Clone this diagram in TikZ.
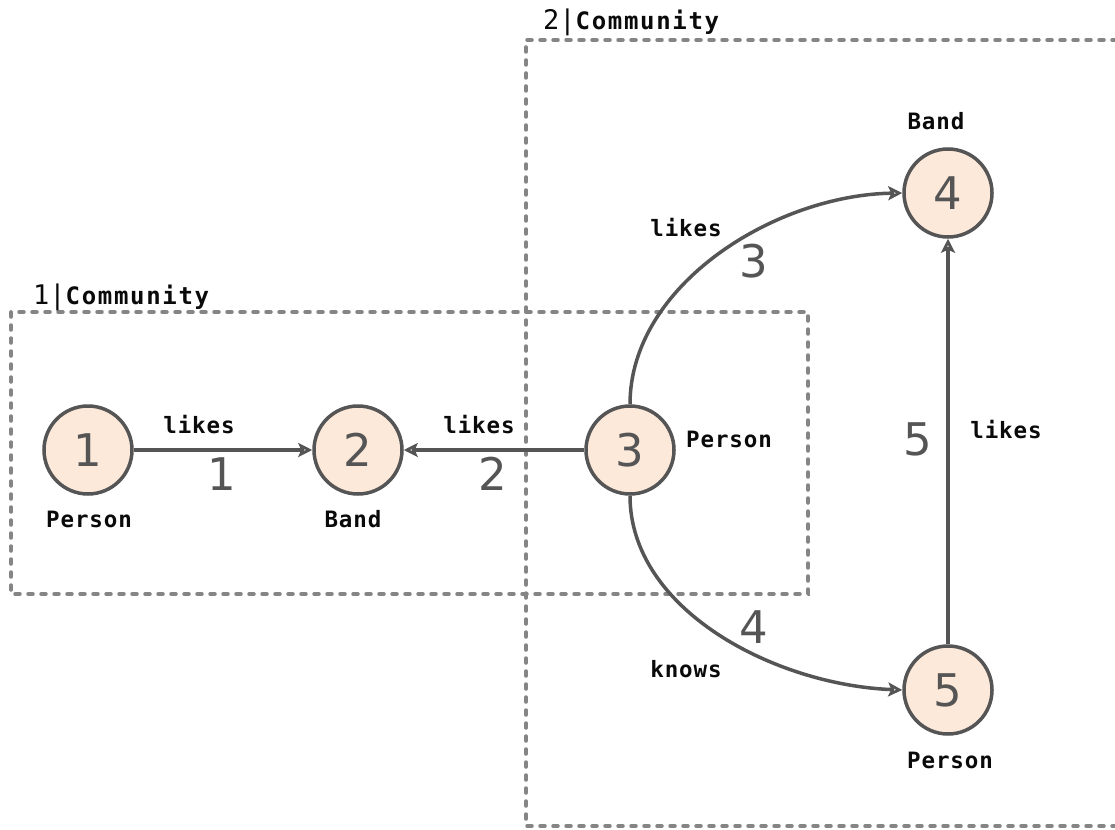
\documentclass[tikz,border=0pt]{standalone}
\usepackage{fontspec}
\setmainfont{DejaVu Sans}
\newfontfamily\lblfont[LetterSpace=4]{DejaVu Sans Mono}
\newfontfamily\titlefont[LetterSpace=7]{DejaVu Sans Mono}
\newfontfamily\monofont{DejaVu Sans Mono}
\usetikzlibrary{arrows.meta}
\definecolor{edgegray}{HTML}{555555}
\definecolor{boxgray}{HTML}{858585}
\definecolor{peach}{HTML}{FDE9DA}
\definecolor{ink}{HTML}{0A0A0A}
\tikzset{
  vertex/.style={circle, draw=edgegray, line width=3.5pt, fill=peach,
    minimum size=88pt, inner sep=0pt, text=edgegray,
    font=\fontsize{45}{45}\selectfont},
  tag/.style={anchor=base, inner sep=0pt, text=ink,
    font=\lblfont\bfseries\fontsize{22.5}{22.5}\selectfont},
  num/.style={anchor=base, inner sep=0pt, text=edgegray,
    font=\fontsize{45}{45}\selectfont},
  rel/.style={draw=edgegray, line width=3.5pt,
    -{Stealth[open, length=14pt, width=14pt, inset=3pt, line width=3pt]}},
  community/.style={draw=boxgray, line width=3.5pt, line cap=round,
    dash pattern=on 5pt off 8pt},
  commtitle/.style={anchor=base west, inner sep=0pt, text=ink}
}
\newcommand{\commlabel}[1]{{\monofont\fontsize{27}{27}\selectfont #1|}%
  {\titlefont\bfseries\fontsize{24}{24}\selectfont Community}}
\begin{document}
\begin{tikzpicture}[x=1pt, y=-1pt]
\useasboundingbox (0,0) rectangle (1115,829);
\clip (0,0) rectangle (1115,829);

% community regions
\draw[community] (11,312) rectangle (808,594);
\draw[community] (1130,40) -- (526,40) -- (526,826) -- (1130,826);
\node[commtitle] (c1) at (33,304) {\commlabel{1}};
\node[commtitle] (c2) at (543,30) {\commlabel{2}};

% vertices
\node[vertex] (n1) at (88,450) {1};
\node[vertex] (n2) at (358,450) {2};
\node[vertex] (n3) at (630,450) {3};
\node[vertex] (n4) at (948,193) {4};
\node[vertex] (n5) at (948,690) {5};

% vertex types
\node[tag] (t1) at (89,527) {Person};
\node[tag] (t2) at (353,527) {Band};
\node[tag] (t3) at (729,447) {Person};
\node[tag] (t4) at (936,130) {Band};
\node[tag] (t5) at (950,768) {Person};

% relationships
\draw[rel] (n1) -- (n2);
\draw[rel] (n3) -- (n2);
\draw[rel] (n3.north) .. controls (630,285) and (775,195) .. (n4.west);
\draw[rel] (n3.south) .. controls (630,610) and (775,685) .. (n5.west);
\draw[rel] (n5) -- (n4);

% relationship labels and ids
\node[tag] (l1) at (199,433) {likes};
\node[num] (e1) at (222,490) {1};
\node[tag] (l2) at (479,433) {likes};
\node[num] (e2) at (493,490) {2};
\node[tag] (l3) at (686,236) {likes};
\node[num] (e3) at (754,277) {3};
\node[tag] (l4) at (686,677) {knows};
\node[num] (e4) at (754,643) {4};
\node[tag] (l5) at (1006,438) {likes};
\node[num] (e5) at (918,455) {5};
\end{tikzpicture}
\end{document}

******

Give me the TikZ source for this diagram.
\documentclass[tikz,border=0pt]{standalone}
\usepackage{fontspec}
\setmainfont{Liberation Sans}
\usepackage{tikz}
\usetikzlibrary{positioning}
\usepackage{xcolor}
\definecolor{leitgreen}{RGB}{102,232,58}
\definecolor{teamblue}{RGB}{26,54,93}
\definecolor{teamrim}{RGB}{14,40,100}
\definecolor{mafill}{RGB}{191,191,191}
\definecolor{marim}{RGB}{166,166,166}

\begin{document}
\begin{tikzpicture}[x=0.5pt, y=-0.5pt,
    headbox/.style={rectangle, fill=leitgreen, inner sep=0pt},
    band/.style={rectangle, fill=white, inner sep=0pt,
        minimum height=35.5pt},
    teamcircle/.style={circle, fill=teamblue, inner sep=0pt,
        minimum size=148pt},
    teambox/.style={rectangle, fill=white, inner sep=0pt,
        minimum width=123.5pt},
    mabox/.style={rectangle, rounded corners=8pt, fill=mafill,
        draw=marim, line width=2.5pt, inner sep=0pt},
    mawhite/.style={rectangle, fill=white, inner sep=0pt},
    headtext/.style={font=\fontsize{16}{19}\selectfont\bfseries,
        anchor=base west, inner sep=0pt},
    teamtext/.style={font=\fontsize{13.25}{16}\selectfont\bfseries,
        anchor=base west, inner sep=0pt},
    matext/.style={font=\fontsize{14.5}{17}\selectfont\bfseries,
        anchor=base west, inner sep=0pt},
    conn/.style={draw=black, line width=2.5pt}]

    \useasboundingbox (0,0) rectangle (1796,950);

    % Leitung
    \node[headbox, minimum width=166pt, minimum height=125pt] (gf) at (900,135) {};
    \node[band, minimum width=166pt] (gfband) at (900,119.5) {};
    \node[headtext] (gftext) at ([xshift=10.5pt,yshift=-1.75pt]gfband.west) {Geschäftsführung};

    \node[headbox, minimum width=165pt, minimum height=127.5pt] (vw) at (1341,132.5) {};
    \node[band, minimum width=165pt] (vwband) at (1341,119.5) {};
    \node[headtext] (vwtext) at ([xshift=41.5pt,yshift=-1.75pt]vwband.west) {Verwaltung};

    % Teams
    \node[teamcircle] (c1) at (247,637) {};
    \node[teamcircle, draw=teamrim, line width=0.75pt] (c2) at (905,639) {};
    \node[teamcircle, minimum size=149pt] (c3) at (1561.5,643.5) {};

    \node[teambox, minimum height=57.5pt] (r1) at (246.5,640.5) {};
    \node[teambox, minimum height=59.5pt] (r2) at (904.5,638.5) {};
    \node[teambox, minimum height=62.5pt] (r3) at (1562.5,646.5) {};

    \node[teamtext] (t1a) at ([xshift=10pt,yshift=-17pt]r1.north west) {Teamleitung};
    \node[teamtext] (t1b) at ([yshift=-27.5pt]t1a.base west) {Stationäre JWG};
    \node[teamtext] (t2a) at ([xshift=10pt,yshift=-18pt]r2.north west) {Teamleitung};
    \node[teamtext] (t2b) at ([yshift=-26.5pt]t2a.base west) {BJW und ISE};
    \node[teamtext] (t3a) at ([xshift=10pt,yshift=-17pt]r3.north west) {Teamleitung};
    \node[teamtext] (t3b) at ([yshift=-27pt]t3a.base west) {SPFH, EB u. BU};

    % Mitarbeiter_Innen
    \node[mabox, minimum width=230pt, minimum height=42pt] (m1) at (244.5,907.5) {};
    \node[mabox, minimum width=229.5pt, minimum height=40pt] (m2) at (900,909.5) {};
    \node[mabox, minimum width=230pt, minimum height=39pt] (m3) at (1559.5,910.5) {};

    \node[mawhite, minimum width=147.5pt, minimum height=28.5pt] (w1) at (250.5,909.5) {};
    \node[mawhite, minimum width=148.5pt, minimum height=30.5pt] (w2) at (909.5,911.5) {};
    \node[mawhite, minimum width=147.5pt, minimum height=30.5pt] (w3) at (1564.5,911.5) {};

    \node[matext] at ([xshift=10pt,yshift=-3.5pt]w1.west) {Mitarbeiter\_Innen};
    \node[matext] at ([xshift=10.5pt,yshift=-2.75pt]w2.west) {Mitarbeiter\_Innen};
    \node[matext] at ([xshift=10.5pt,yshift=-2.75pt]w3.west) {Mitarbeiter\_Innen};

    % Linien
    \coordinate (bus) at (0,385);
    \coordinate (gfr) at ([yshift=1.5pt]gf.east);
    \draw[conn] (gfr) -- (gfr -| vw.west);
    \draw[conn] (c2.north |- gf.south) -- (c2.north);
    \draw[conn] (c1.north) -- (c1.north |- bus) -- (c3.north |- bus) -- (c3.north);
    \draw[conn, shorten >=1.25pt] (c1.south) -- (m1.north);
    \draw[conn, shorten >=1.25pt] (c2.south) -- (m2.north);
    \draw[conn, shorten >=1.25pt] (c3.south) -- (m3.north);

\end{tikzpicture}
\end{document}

******

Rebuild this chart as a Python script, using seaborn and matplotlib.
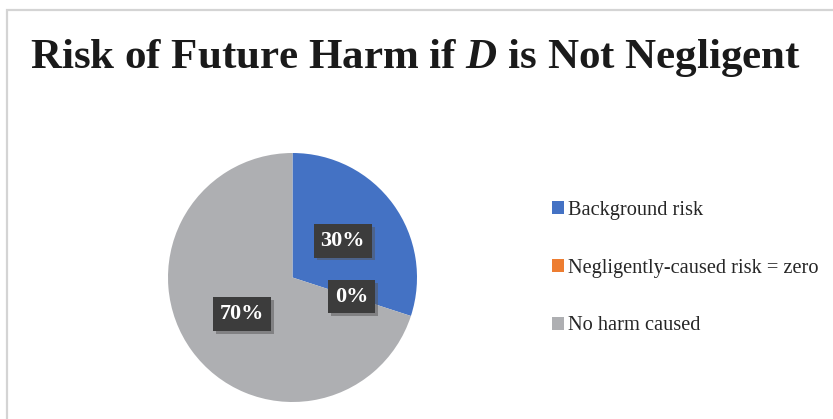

******

• STATED PROBLEM: Pick out each line above that includes "diagram" and show it.

• WORKED ANSWER:
Clone this diagram in TikZ.
Give me the TikZ source for this diagram.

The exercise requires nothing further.